Aim of the task: Without the pictures, retype exactly the lines from the top of the entries below through the line that contains "plt.rcParams['font.family'] = ['Liberation".

#### Dataset

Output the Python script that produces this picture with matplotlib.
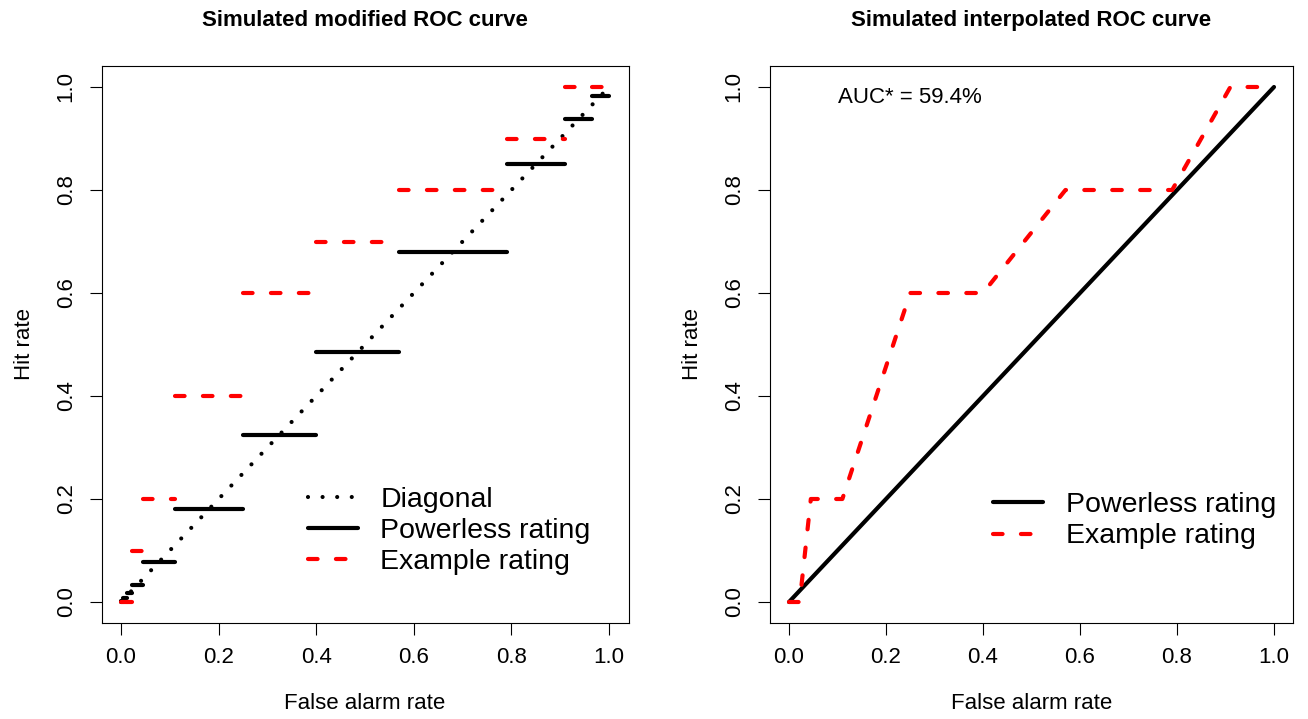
import matplotlib
matplotlib.use("Agg")
import matplotlib.pyplot as plt
from matplotlib.lines import Line2D

plt.rcParams['font.family'] = ['Liberation Sans', 'DejaVu Sans']

# ---- data ----
# cumulative false alarm rate at class boundaries
far_bounds = [0.0, 0.005, 0.012, 0.022, 0.045, 0.11, 0.25, 0.40, 0.57, 0.79, 0.91, 0.965, 1.0]
# modified ROC: hit-rate level per class (one per interval)
powerless_mod_hit = [0.0025, 0.0085, 0.017, 0.0335, 0.0775, 0.18, 0.325, 0.485, 0.68, 0.85, 0.9375, 0.9825]
example_mod_hit = [0.0, 0.0, 0.0, 0.1, 0.2, 0.4, 0.6, 0.7, 0.8, 0.9, 1.0, 1.0]
# interpolated ROC: cumulative hit rate at class boundaries
example_hit_bounds = [0.0, 0.0, 0.0, 0.0, 0.2, 0.2, 0.6, 0.6, 0.8, 0.8, 1.0, 1.0, 1.0]
powerless_hit_bounds = [0.0, 1.0]
powerless_far_bounds = [0.0, 1.0]
auc_text = "AUC* = 59.4%"
ticks = [0.0, 0.2, 0.4, 0.6, 0.8, 1.0]
tick_labels = ["0.0", "0.2", "0.4", "0.6", "0.8", "1.0"]

W, H = 1308, 719
fig = plt.figure(figsize=(W / 100, H / 100), dpi=100)

def px_axes(x0, x1, y0, y1):
    return fig.add_axes([x0 / W, 1 - y1 / H, (x1 - x0) / W, (y1 - y0) / H])

ax1 = px_axes(101.5, 628.5, 66.4, 622.6)
ax2 = px_axes(769.6, 1293.4, 66.4, 622.6)

LW = 3.0
dot_style = (0, (0.001, 3.5))
dash_style = (0, (2.3, 4.4))

for ax in (ax1, ax2):
    ax.set_xlim(-0.04, 1.04)
    ax.set_ylim(-0.04, 1.04)
    ax.set_xticks(ticks)
    ax.set_xticklabels(tick_labels)
    ax.set_yticks(ticks)
    ax.set_yticklabels(tick_labels, rotation=90, va='center')
    ax.tick_params(direction='out', length=8.4, width=0.8, labelsize=16, pad=9.5, colors='black')
    for s in ax.spines.values():
        s.set_linewidth(0.8)
        s.set_color('black')
    ax.set_xlabel("False alarm rate", fontsize=16, labelpad=18)
    ax.set_ylabel("Hit rate", fontsize=16, labelpad=15)

# ---- left: modified ROC ----
ax1.plot([0, 1], [0, 1], color='black', lw=LW, linestyle=dot_style,
         dash_capstyle='round', solid_capstyle='round')
for i in range(len(powerless_mod_hit)):
    ax1.plot([far_bounds[i], far_bounds[i + 1]], [powerless_mod_hit[i]] * 2,
             color='black', lw=LW, solid_capstyle='round')
for i in range(len(example_mod_hit)):
    ax1.plot([far_bounds[i], far_bounds[i + 1]], [example_mod_hit[i]] * 2,
             color='red', lw=LW, linestyle=dash_style, dash_capstyle='round')
ax1.set_title("Simulated modified ROC curve", fontsize=16, fontweight='bold', pad=29)

h1 = [Line2D([], [], color='black', lw=LW, linestyle=dot_style, dash_capstyle='round'),
      Line2D([], [], color='black', lw=LW, solid_capstyle='round'),
      Line2D([], [], color='red', lw=LW, linestyle=dash_style, dash_capstyle='round')]
ax1.legend(h1, ["Diagonal", "Powerless rating", "Example rating"], frameon=False,
           fontsize=20.5, loc='lower left', bbox_to_anchor=(0.37, 0.0644),
           handlelength=1.75, handletextpad=0.8, labelspacing=0.185, borderaxespad=0)

# ---- right: interpolated ROC ----
ax2.plot(powerless_far_bounds, powerless_hit_bounds, color='black', lw=LW, solid_capstyle='round')
ax2.plot(far_bounds, example_hit_bounds, color='red', lw=LW, linestyle=dash_style,
         dash_capstyle='round')
ax2.text(0.25, 0.98, auc_text, fontsize=16, ha='center', va='center')
ax2.set_title("Simulated interpolated ROC curve", fontsize=16, fontweight='bold', pad=29)

h2 = [Line2D([], [], color='black', lw=LW, solid_capstyle='round'),
      Line2D([], [], color='red', lw=LW, linestyle=dash_style, dash_capstyle='round')]
ax2.legend(h2, ["Powerless rating", "Example rating"], frameon=False,
           fontsize=20.5, loc='lower left', bbox_to_anchor=(0.405, 0.111),
           handlelength=1.75, handletextpad=0.8, labelspacing=0.185, borderaxespad=0)

fig.savefig("out.png", dpi=100)
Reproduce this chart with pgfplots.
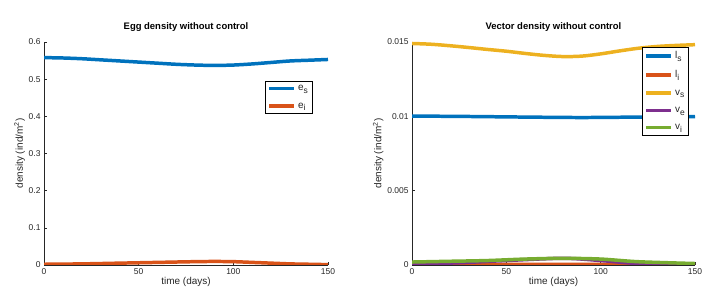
\documentclass[border=0pt]{standalone}
\usepackage{pgfplots}
\pgfplotsset{compat=1.18}
\usepackage{fontspec}
\setmainfont{Liberation Sans}
\definecolor{mblue}{rgb}{0,0.447,0.741}
\definecolor{morange}{rgb}{0.85,0.325,0.098}
\definecolor{myellow}{rgb}{0.929,0.694,0.125}
\definecolor{mpurple}{rgb}{0.494,0.184,0.556}
\definecolor{mgreen}{rgb}{0.466,0.674,0.188}
\definecolor{axgray}{gray}{0.15}
\newcommand{\sub}[1]{\raisebox{-0.55ex}{\fontsize{8.5}{9}\selectfont #1}}
\pgfplotsset{
  mstyle/.style={
    scale only axis, width=284bp, height=223bp,
    axis x line*=bottom, axis y line*=left,
    axis line style={axgray, line width=0.6pt, -},
    tick align=inside, major tick length=3bp,
    tick style={axgray, line width=0.5pt},
    xmin=0, xmax=150, xtick={0,50,100,150},
    scaled y ticks=false,
    ticklabel style={font=\fontsize{8.5}{10}\selectfont, text=axgray},
    /pgf/number format/assume math mode=true,
    label style={font=\fontsize{10}{12}\selectfont, text=axgray},
    xlabel={time (days)},
    ylabel={density (ind/m\textsuperscript{2})},
    xlabel style={yshift=4bp},
    ylabel style={yshift=-3bp},
    title style={font=\bfseries\fontsize{9.5}{11}\selectfont, at={(0.5,1)}, anchor=south, yshift=1bp},
    legend style={draw=black, line width=0.6pt, font=\fontsize{10}{11}\selectfont, text=axgray,
      inner sep=2bp, row sep=6.5bp, legend cell align=left},
    legend image code/.code={\draw[#1, line width=3.5pt] (0bp,0bp) -- (25bp,0bp);},
    every axis plot/.append style={line width=3.5pt, smooth, no marks},
  }
}
\begin{document}
\begin{tikzpicture}
\useasboundingbox (0,0) rectangle (717bp,296bp);
\begin{axis}[mstyle, at={(44bp,31bp)}, anchor=south west,
  ymin=0, ymax=0.6, ytick={0,0.1,0.2,0.3,0.4,0.5,0.6},
  yticklabels={0,0.1,0.2,0.3,0.4,0.5,0.6},
  title={Egg density without control},
  legend style={at={(0.944,0.825)}, anchor=north east}]
\addplot[mblue] coordinates {(0,0.558) (10,0.557) (20,0.555) (30,0.552) (40,0.549) (50,0.546) (60,0.543) (70,0.540) (80,0.538) (90,0.537) (100,0.538) (110,0.541) (120,0.545) (130,0.549) (140,0.551) (150,0.553)};
\addlegendentry{e\sub{s}}
\addplot[morange] coordinates {(0,0.002) (20,0.003) (40,0.005) (60,0.007) (80,0.009) (90,0.0095) (100,0.009) (110,0.007) (120,0.005) (130,0.003) (140,0.002) (150,0.001)};
\addlegendentry{e\sub{i}}
\end{axis}
\begin{axis}[mstyle, at={(412bp,31bp)}, anchor=south west, width=283bp,
  ymin=0, ymax=0.015, ytick={0,0.005,0.01,0.015},
  yticklabels={0,0.005,0.01,0.015},
  title={Vector density without control},
  legend style={at={(0.979,0.977)}, anchor=north east}]
\addplot[mblue] coordinates {(0,0.01002) (30,0.00999) (60,0.00995) (90,0.00992) (120,0.00995) (150,0.00998)};
\addlegendentry{l\sub{s}}
\addplot[morange] coordinates {(0,0.00001) (40,0.00003) (80,0.00005) (120,0.00002) (150,0.00001)};
\addlegendentry{l\sub{i}}
\addplot[myellow] coordinates {(0,0.0149) (10,0.01485) (20,0.01475) (30,0.01463) (40,0.0145) (50,0.01438) (60,0.01423) (70,0.0141) (80,0.01402) (90,0.01405) (100,0.0142) (110,0.0144) (120,0.01458) (130,0.0147) (140,0.01477) (150,0.01482)};
\addlegendentry{v\sub{s}}
\addplot[mpurple] coordinates {(0,0.00005) (25,0.00015) (50,0.0003) (80,0.00045) (100,0.0003) (120,0.0001) (150,0.00002)};
\addlegendentry{v\sub{e}}
\addplot[mgreen] coordinates {(0,0.0002) (20,0.00025) (40,0.0003) (60,0.0004) (80,0.00045) (100,0.0004) (120,0.00022) (150,0.0001)};
\addlegendentry{v\sub{i}}
\end{axis}
\end{tikzpicture}
\end{document}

########

The output:
Output the Python script that produces this picture with matplotlib.
import matplotlib
matplotlib.use("Agg")
import matplotlib.pyplot as plt
from matplotlib.lines import Line2D

plt.rcParams['font.family'] = ['Liberation Sans', 'DejaVu Sans']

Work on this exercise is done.